Bullz-Eye: So I read the meaning of Chateau Revenge. Very interesting. I am, and I think most people are, fans of the underdog -- especially when that underdog is a good guy. So was that an underlying theme for the whole record or just for a few of the songs?

"I love the scene in ‘Titanic’ when Billy Zane pushes some lady out of the way to get on the lifeboat. Sometimes the bastards survive. But we love to see justice. We love to see people get punished when they behave badly."

Daniel Tashian: Yeah I guess that's kind of a theme. I don't know. Sometimes I think the good guys don't always come out ahead. I love the scene in “Titanic” when Billy Zane pushes some lady out of the way to get on the lifeboat. Sometimes the bastards survive. But we love to see justice. We love to see people get punished when they behave badly. So I guess it's more a theme in life.

BE: I have always heard a ‘70’s influence in your music. What are bands and artists you have listened to over the years that may have shaped that style?

DT: Definitely Fleetwood Mac. I think the real hero is Christine McVie. She's the one who has those cool melodies. I guess later stuff like Television and Iggy Pop, but I think I gravitate towards more of that Wings type shit -- melody, McCartney, kind of old school stuff.

BE: And your parents have influenced you as well?

DT: Yeah, my dad had a punk/garage band in the ‘60s called Barry and The Remains, and they ended up opening for the Beatles’ last tour. My parents had a country band in the ‘70s called the Outskirts. Then after my dad played for Emmylou Harris for 10 years, they made five records as a duo, Barry and Holly Tashian, for Rounder records in the ‘90s.

BE: And what are you listening to now?

DT: Jessie Baylin rehearsing in my garage, very good!

BE: What is the songwriting process for you, and do you write all of it or collaborate with the other guys in the band?

Daniel TashianDT: Sometimes by myself, sometimes collaborations. I start by picking up the guitar and finding cool chords I like. Then I rough in some words, then I put the words in a notebook, then I copy them over and over till they look right. Then they go in the computer with the proper font and then I print them out and see if they look right. Sometimes I walk my dog and listen to work tapes and sing along with them

BE: Have you always lived in Nashville, and if not how did you wind up there?

DT: My dad was playing with Emmylou Harris, so we moved here in the ‘80s when he was playing with her.

BE: What’s your opinion of the songwriting and mainstream country music coming out of Nashville and that whole scene?

DT: I want to be accepted by that scene but I think I’m a bit of an outsider. I LOOOOVE country music. A lot of it I love -- Easton Corbin, Miranda Lambert, Jason Aldean, George Strait -- I love all that stuff.

BE: I feel like if you guys came along in a different era, you’d be international superstars. Do you feel that way too? Also, how does an indie band like The Silver Seas get the word out without major label money or traditional radio?
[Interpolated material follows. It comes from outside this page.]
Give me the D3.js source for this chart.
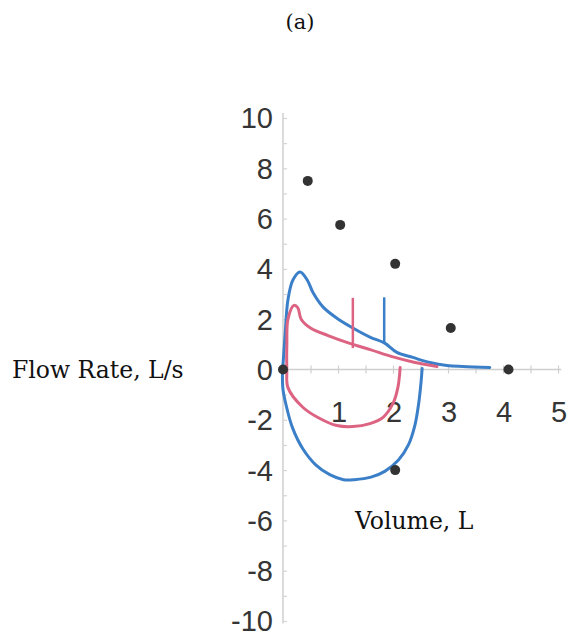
<!DOCTYPE html>
<html>
<head>
<meta charset="utf-8">
<script src="https://cdn.jsdelivr.net/npm/d3@7"></script>
<style>
  html, body { margin: 0; padding: 0; background: #fff; }
  svg { display: block; }
</style>
</head>
<body>
<svg id="chart" width="573" height="644"></svg>
<script>
// Flow–volume loops: volume (L) on x, flow rate (L/s) on y.
const xTicks = [1, 2, 3, 4, 5];
const yTicks = [10, 8, 6, 4, 2, 0, -2, -4, -6, -8, -10];

// Larger loop (blue): inspiratory limb below the axis, then the expiratory limb
const blueLoopX = [2.53, 2.51, 2.47, 2.4, 2.28, 2.1, 1.85, 1.6, 1.3, 1.1, 0.85, 0.6, 0.36, 0.17, 0.06, 0.0, -0.01, 0.01, 0.04, 0.09, 0.18, 0.31, 0.44, 0.55, 0.73, 0.98, 1.27, 1.58, 1.85, 2.07, 2.36, 2.67, 2.98, 3.27, 3.76];
const blueLoopY = [0.04, -0.5, -1.3, -2.2, -3.0, -3.6, -4.05, -4.28, -4.38, -4.38, -4.18, -3.8, -3.15, -2.3, -1.45, -0.8, -0.2, 0.5, 1.45, 2.77, 3.56, 3.88, 3.56, 3.04, 2.48, 2.04, 1.65, 1.29, 1.05, 0.68, 0.48, 0.28, 0.16, 0.12, 0.08];

// Smaller loop (pink)
const pinkLoopX = [2.13, 2.09, 2.0, 1.82, 1.58, 1.27, 0.98, 0.67, 0.36, 0.09, 0.07, 0.07, 0.09, 0.2, 0.27, 0.33, 0.5, 0.82, 1.2, 1.6, 2.0, 2.4, 2.8];
const pinkLoopY = [0.08, -0.7, -1.35, -1.9, -2.15, -2.27, -2.23, -1.95, -1.5, -0.72, 0.0, 1.0, 2.0, 2.55, 2.45, 2.0, 1.65, 1.35, 1.05, 0.78, 0.5, 0.28, 0.12];

// Vertical markers on each expiratory limb
const markerX = [1.27, 1.84];
const markerTop = [2.85, 2.87];
const markerBottom = [0.85, 1.03];
const markerSeries = ["pink", "blue"];

// Predicted points
const pointX = [0.0, 0.45, 1.04, 2.04, 3.05, 4.1, 2.04];
const pointY = [0.0, 7.5, 5.75, 4.2, 1.65, 0.0, -4.0];

const colors = { blue: "#3b7fc8", pink: "#dc6482" };

const svg = d3.select("#chart");

const x = d3.scaleLinear().domain([0, 5]).range([283, 558]);
const y = d3.scaleLinear().domain([-10, 10]).range([621, 118]);

// Title
svg.append("text")
  .attr("x", 300).attr("y", 29)
  .attr("text-anchor", "middle")
  .attr("font-family", "'DejaVu Serif', serif")
  .attr("font-size", 21)
  .attr("fill", "#111")
  .text("(a)");

// Y axis (runs through x = 0)
const yAxis = d3.axisRight(y)
  .tickValues(d3.range(-10, 11, 1))
  .tickSize(4)
  .tickFormat("");
const gy = svg.append("g")
  .attr("transform", `translate(${x(0)},0)`)
  .call(yAxis);
gy.select(".domain").attr("stroke", "#cfcfcf").attr("stroke-width", 1.5)
  .attr("d", `M0,${y(10.2)}V${y(-10.1)}`);
gy.selectAll(".tick line").attr("stroke", "#d4d4d4").attr("stroke-width", 1.2);

// X axis (runs through y = 0)
const xAxis = d3.axisBottom(x)
  .tickValues(d3.range(0.5, 5.01, 0.5))
  .tickSize(4)
  .tickFormat("");
const gx = svg.append("g")
  .attr("transform", `translate(0,${y(0)})`)
  .call(xAxis);
gx.select(".domain").attr("stroke", "#cfcfcf").attr("stroke-width", 1.5)
  .attr("d", `M${x(0)},0H${x(5.06)}`);
gx.selectAll(".tick line").attr("stroke", "#cfcfcf").attr("stroke-width", 1.2).attr("y1", -4);

// Tick labels
svg.append("g").selectAll("text")
  .data(yTicks)
  .join("text")
  .attr("x", 273)
  .attr("y", d => y(d))
  .attr("dy", "0.36em")
  .attr("text-anchor", "end")
  .attr("font-family", "'Liberation Sans', Arial, sans-serif")
  .attr("font-size", 29)
  .attr("fill", "#353535")
  .text(d => d);

svg.append("g").selectAll("text")
  .data(xTicks)
  .join("text")
  .attr("x", d => x(d) + 1)
  .attr("y", 422)
  .attr("text-anchor", "middle")
  .attr("font-family", "'Liberation Sans', Arial, sans-serif")
  .attr("font-size", 29)
  .attr("fill", "#353535")
  .text(d => d);

// Axis titles
svg.append("text")
  .attr("x", 12).attr("y", 378)
  .attr("font-family", "'DejaVu Serif', serif")
  .attr("font-size", 23.5)
  .attr("fill", "#111")
  .text("Flow Rate, L/s");

svg.append("text")
  .attr("x", 355).attr("y", 529)
  .attr("font-family", "'DejaVu Serif', serif")
  .attr("font-size", 23.5)
  .attr("fill", "#111")
  .text("Volume, L");

// Loops
const line = d3.line()
  .x(d => x(d[0]))
  .y(d => y(d[1]))
  .curve(d3.curveCatmullRom.alpha(0.5));

const loops = [
  { key: "blue", pts: d3.zip(blueLoopX, blueLoopY) },
  { key: "pink", pts: d3.zip(pinkLoopX, pinkLoopY) }
];

svg.append("g").selectAll("path")
  .data(loops)
  .join("path")
  .attr("d", d => line(d.pts))
  .attr("fill", "none")
  .attr("stroke", d => colors[d.key])
  .attr("stroke-width", 3)
  .attr("stroke-linejoin", "round")
  .attr("stroke-linecap", "round");

// Vertical markers
svg.append("g").selectAll("line")
  .data(markerX.map((v, i) => ({ x: v, top: markerTop[i], bottom: markerBottom[i], key: markerSeries[i] })))
  .join("line")
  .attr("x1", d => x(d.x)).attr("x2", d => x(d.x))
  .attr("y1", d => y(d.top)).attr("y2", d => y(d.bottom))
  .attr("stroke", d => colors[d.key])
  .attr("stroke-width", 2.5);

// Points
svg.append("g").selectAll("circle")
  .data(d3.zip(pointX, pointY))
  .join("circle")
  .attr("cx", d => x(d[0]))
  .attr("cy", d => y(d[1]))
  .attr("r", 5)
  .attr("fill", "#333");
</script>
</body>
</html>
DT: I don't know. If you figure it out, let me know!

BE: Are you guys going to tour in support of Chateau Revenge?

DT: I hope so. I imagine at some point, but we need a great booking agent. It'll probably, in the end, be me.

BE: I remember hearing “Imaginary Girl” on a TV commercial -- how did that happen and will there be more of those placements?
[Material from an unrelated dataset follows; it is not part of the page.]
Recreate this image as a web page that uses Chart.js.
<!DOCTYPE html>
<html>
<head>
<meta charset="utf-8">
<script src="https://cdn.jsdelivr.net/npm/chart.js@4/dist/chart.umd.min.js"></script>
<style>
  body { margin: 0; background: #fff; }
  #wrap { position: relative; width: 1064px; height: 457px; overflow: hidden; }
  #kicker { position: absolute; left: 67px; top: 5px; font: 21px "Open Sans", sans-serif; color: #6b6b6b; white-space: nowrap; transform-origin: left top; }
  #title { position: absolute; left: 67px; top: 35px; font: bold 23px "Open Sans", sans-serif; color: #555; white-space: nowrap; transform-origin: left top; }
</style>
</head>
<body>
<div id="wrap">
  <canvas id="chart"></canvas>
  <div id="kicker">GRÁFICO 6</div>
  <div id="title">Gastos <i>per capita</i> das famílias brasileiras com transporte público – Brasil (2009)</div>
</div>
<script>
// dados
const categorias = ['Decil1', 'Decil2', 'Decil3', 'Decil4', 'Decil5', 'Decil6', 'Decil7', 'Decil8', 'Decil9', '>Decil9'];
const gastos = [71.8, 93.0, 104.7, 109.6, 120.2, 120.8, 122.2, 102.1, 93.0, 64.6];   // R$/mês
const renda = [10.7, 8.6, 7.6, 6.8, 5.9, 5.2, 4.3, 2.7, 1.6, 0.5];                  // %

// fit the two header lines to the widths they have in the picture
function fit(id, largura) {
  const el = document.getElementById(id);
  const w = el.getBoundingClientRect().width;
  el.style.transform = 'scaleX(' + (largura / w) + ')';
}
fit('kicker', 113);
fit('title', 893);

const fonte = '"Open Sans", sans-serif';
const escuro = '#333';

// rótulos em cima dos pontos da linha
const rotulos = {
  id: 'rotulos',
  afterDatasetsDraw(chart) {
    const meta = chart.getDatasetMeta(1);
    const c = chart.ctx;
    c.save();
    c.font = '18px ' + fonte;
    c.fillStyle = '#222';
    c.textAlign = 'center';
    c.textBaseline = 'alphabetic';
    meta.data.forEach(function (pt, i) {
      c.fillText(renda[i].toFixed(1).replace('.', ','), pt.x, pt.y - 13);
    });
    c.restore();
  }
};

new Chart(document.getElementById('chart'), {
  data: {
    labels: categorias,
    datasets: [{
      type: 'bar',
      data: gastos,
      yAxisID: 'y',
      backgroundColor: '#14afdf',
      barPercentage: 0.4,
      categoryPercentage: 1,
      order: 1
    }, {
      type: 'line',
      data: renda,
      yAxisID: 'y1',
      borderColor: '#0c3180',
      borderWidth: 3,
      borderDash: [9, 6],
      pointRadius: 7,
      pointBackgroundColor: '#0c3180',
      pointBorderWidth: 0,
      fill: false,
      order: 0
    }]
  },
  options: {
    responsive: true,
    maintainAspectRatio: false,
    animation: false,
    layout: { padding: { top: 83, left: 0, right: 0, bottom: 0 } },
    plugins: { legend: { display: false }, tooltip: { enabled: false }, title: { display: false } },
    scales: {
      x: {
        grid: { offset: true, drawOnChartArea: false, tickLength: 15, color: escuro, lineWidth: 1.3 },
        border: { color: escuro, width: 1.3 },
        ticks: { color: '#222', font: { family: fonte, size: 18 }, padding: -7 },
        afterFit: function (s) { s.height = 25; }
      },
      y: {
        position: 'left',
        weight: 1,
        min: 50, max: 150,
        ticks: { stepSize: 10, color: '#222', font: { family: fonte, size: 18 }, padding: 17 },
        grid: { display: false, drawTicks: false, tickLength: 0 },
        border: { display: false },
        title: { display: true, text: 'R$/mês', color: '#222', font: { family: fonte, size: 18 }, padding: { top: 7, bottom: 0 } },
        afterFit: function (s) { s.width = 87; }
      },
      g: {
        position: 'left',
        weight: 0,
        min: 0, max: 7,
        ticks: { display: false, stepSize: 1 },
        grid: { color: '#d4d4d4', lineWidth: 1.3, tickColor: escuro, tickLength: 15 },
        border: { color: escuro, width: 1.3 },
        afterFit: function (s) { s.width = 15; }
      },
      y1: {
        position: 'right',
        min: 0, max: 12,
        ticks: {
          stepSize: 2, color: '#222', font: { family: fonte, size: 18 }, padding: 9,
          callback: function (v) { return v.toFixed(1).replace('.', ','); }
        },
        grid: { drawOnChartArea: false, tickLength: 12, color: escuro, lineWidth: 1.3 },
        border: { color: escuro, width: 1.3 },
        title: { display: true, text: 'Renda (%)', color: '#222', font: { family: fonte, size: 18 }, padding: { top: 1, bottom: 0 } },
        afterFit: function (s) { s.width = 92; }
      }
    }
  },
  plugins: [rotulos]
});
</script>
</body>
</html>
DT: I hope so. It happened when someone mailed our CD to an ad agency. That was a great thing.

BE: On “Help is on the Way,” is the drum fill a tribute to “Money For Nothing?”

DT: I don't know, you'll have to ask David. I tried to tell him to make it sound like The Who -- Who knows? Could be!
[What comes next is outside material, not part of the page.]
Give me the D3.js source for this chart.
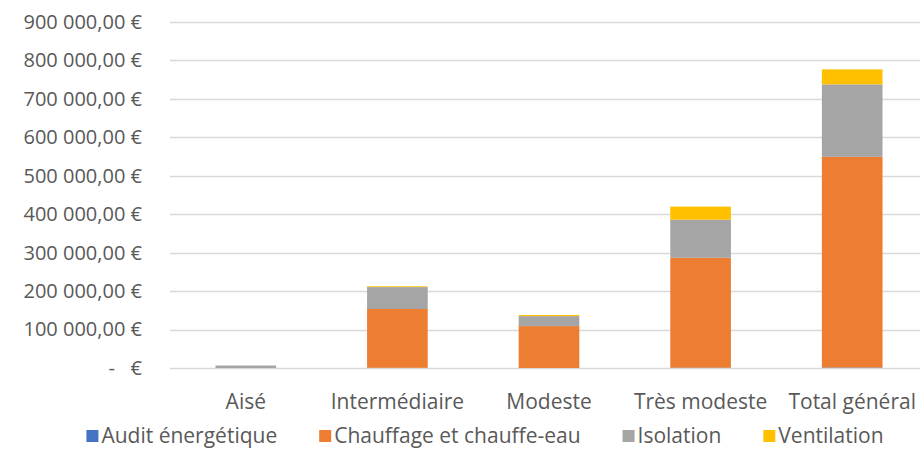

BE: What are some hobbies or interests you have outside of music.

DT: What hobbies don't I have? Watercolor [painting], watching movies, dogs, walking, gardening -- I have a vegetable garden that I love – reading, cooking -- but most of the time I like to think about songs or recording or music. My main hobby is electronic music –  (Brian) Eno-type shit -- you know, one chord for 10 minutes. I love that stuff.

BE: What are your thoughts on the (Bob) Lefsetz slight recently?

DT: I was glad that all those people who read it got to hear about us! Hope some of ‘em buy the record!